Other freshmen who were swept into office last year on the tea party wave soon fell in line too.
|House freshmen who back the plan at a morning press conference today. (AP Photo)
Rep. James Lankford of Oklahoma put it in the words of a true tea partyer.
“I like tea sweet enough to stand the spoon up in it,” he told The New York Times. “This is not super-sweet tea. But it is not unsweetened, either.”
Rep. Steve Chabot of Ohio said, “It's the best deal we can get." Rep Tim Griffin of Arkansas said the mood was shifting among the newly elected group. He said the Boehner plan “is consistent with our principles and doesn’t raise taxes.”
North Carolina’s Rep. Renee Elmers said her opinion of Boehner had changed since she took her seat in the House in January. She said many tea partyers had thought that the Speaker was an impediment rather than an ally.
“When I got here I realized that wasn’t the case at all,” she told The Times. “I was told he wasn’t conservative. He is conservative, and that’s what I tell other people in our discussions. He has been great to all the freshmen.”
But there were still some hold outs among the 87 freshmen Republicans, who posed the greatest threat to the Boehner bill. Rep. Joe Walsh of Illinois indicated that he was still not swayed.
And there is opposition among Republicans who have been in the House for longer than seven months. One hold-out is Rep. Jim Jordan of Ohio, chairman of the House Republican Study Committee. “I’m still opposed,” he said.
Two of the three presidential candidates in Congress, Reps. Michele Bachmann of Minnesota and Ron Paul of Texas also oppose the Boehner bill, but the third, Thaddeus McCotter of Michigan said he now supports it. “It’s the only responsible thing to do,” said McCotter.
Boehner has restructured his earlier deficit reduction plan to generate $65 billion in additional savings. The Congressional Budget Office calculates that his revised program would strip $915 billion from the budget deficit over the next decade, compared to $850 million in his original blueprint.
His goal is to combine a $1 trillion debt limit increase with matching spending cuts.
“We do not have the votes yet,” Boehner acknowledged in a closed meeting of House Republicans Thursday morning, sources told Politico. “But today is the day. We’re going to get it passed.”

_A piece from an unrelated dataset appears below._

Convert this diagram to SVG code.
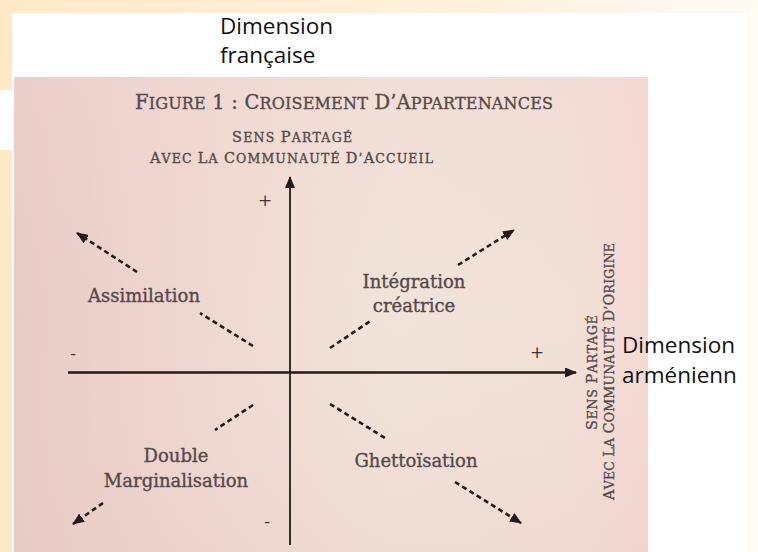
<svg xmlns="http://www.w3.org/2000/svg" width="758" height="552" viewBox="0 0 758 552">
  <defs>
    <linearGradient id="topStrip" x1="0" y1="0" x2="1" y2="0">
      <stop offset="0" stop-color="#FDE9C6"/>
      <stop offset="0.6" stop-color="#FEF1DC"/>
      <stop offset="1" stop-color="#FFFAF2"/>
    </linearGradient>
    <linearGradient id="photo" x1="0" y1="0" x2="1" y2="0">
      <stop offset="0" stop-color="#E9CBC6"/>
      <stop offset="0.35" stop-color="#EFDBD2"/>
      <stop offset="0.6" stop-color="#F1E4D9"/>
      <stop offset="0.88" stop-color="#F1E1D7"/>
      <stop offset="1" stop-color="#F4D9D3"/>
    </linearGradient>
    <linearGradient id="photoV" x1="0" y1="0" x2="0" y2="1">
      <stop offset="0" stop-color="#F3D6D2" stop-opacity="0.35"/>
      <stop offset="0.5" stop-color="#F3D6D2" stop-opacity="0"/>
      <stop offset="1" stop-color="#E8C9C4" stop-opacity="0.3"/>
    </linearGradient>
    <marker id="dashHead" viewBox="0 0 12 10" refX="11" refY="5" markerWidth="12" markerHeight="10" markerUnits="userSpaceOnUse" orient="auto">
      <path d="M0,0 L12,5 L0,10 z" fill="#231a1a"/>
    </marker>
    <marker id="axisHead" viewBox="0 0 12 10" refX="11" refY="5" markerWidth="12" markerHeight="10" markerUnits="userSpaceOnUse" orient="auto">
      <path d="M0,0 L12,5 L0,10 z" fill="#231a1a"/>
    </marker>
  </defs>
  <style>
    .slide { font-family: "Open Sans", "Noto Sans", "Liberation Sans", sans-serif; font-size: 22.5px; fill: #111111; }
    .book { font-family: "DejaVu Serif", "Liberation Serif", serif; fill: #554a4a; stroke: #554a4a; stroke-width: 0.35px; }
    .quad { font-size: 18px; text-anchor: middle; }
    .sign { font-family: "DejaVu Serif", "Liberation Serif", serif; font-size: 17px; fill: #3c3333; text-anchor: middle; }
    .big { font-size: 14.5px; }
    .sm { font-size: 12.5px; }
    .tbig { font-size: 19.5px; }
    .tsm { font-size: 16px; }
    .axis { stroke: #231a1a; fill: none; }
    .dash { stroke: #231a1a; stroke-width: 2.6; stroke-dasharray: 5 3.5; fill: none; }
  </style>

  <!-- slide background -->
  <rect x="0" y="0" width="758" height="552" fill="#ffffff"/>
  <rect x="0" y="0" width="758" height="13" fill="url(#topStrip)"/>
  <rect x="0" y="0" width="12" height="90" fill="#FDE9C6"/>
  <rect x="0" y="150" width="12" height="402" fill="#FDE9C6"/>
  <rect x="746" y="13" width="12" height="539" fill="#FFFBF4"/>

  <!-- photographed figure -->
  <rect x="14" y="77" width="634" height="475" fill="url(#photo)"/>
  <rect x="14" y="77" width="634" height="475" fill="url(#photoV)"/>

  <g id="title">
    <text class="book" x="135" y="109" textLength="418" lengthAdjust="spacing"><tspan class="tbig">F</tspan><tspan class="tsm">IGURE</tspan><tspan class="tbig"> 1 : C</tspan><tspan class="tsm">ROISEMENT</tspan><tspan class="tbig"> D’A</tspan><tspan class="tsm">PPARTENANCES</tspan></text>
  </g>

  <g id="label-accueil">
    <text class="book" x="232" y="142" textLength="120" lengthAdjust="spacing"><tspan class="big">S</tspan><tspan class="sm">ENS </tspan><tspan class="big">P</tspan><tspan class="sm">ARTAGÉ</tspan></text>
    <text class="book" x="150" y="163" textLength="283" lengthAdjust="spacing"><tspan class="big">A</tspan><tspan class="sm">VEC </tspan><tspan class="big">L</tspan><tspan class="sm">A </tspan><tspan class="big">C</tspan><tspan class="sm">OMMUNAUTÉ </tspan><tspan class="big">D</tspan><tspan class="sm">’</tspan><tspan class="big">A</tspan><tspan class="sm">CCUEIL</tspan></text>
  </g>

  <g id="label-origine">
    <text class="book" transform="translate(597,430) rotate(-90)" x="0" y="0" textLength="115" lengthAdjust="spacing"><tspan class="big">S</tspan><tspan class="sm">ENS </tspan><tspan class="big">P</tspan><tspan class="sm">ARTAGÉ</tspan></text>
    <text class="book" transform="translate(614,500) rotate(-90)" x="0" y="0" textLength="257" lengthAdjust="spacing"><tspan class="big">A</tspan><tspan class="sm">VEC </tspan><tspan class="big">L</tspan><tspan class="sm">A </tspan><tspan class="big">C</tspan><tspan class="sm">OMMUNAUTÉ </tspan><tspan class="big">D</tspan><tspan class="sm">’</tspan><tspan class="big">O</tspan><tspan class="sm">RIGINE</tspan></text>
  </g>

  <g id="dimension-francaise">
    <text class="slide" x="220" y="34">Dimension</text>
    <text class="slide" x="220" y="63">française</text>
  </g>

  <g id="dimension-armenienne">
    <text class="slide" x="622" y="353">Dimension</text>
    <text class="slide" x="622" y="383">arménienn</text>
  </g>

  <g id="signs">
    <text class="sign" x="265" y="206">+</text>
    <text class="sign" x="537" y="358">+</text>
    <text class="sign" x="73" y="359">-</text>
    <text class="sign" x="267" y="527">-</text>
  </g>

  <g id="assimilation">
    <text class="book quad" x="144" y="302">Assimilation</text>
  </g>
  <g id="integration-creatrice">
    <text class="book quad" x="414" y="288">Intégration</text>
    <text class="book quad" x="414" y="312">créatrice</text>
  </g>
  <g id="double-marginalisation">
    <text class="book quad" x="176" y="462">Double</text>
    <text class="book quad" x="176" y="487">Marginalisation</text>
  </g>
  <g id="ghettoisation">
    <text class="book quad" x="416" y="467">Ghettoïsation</text>
  </g>

  <g id="connectors">
    <line class="axis" x1="290" y1="545" x2="290" y2="177" stroke-width="1.8" marker-end="url(#axisHead)"/>
    <line class="axis" x1="68" y1="372.5" x2="576" y2="372.5" stroke-width="2.6" marker-end="url(#axisHead)"/>

    <line class="dash" x1="137" y1="272" x2="77" y2="233" marker-end="url(#dashHead)"/>
    <line class="dash" x1="253" y1="346" x2="200" y2="313"/>

    <line class="dash" x1="458" y1="265" x2="514" y2="230" marker-end="url(#dashHead)"/>
    <line class="dash" x1="330" y1="348" x2="372" y2="320"/>

    <line class="dash" x1="103" y1="503" x2="73" y2="524" marker-end="url(#dashHead)"/>
    <line class="dash" x1="253" y1="405" x2="215" y2="430"/>

    <line class="dash" x1="455" y1="482" x2="521" y2="523" marker-end="url(#dashHead)"/>
    <line class="dash" x1="330" y1="404" x2="385" y2="438"/>
  </g>
</svg>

His confidence certainly isn’t based on thin air.
Reps. Mike Pence of Indiana and John Campbell of California reportedly announced their support for Boehner’s plan in the Thursday meeting. “My ideology drives me, but it doesn’t overrule my ability to think,” Campbell said.
A vote on the plan is now set for Thursday evening, around 6 p.m. Whatever happens, the bill is almost certain to fail in the Senate where Democrats are unanimously against it as are some Republicans.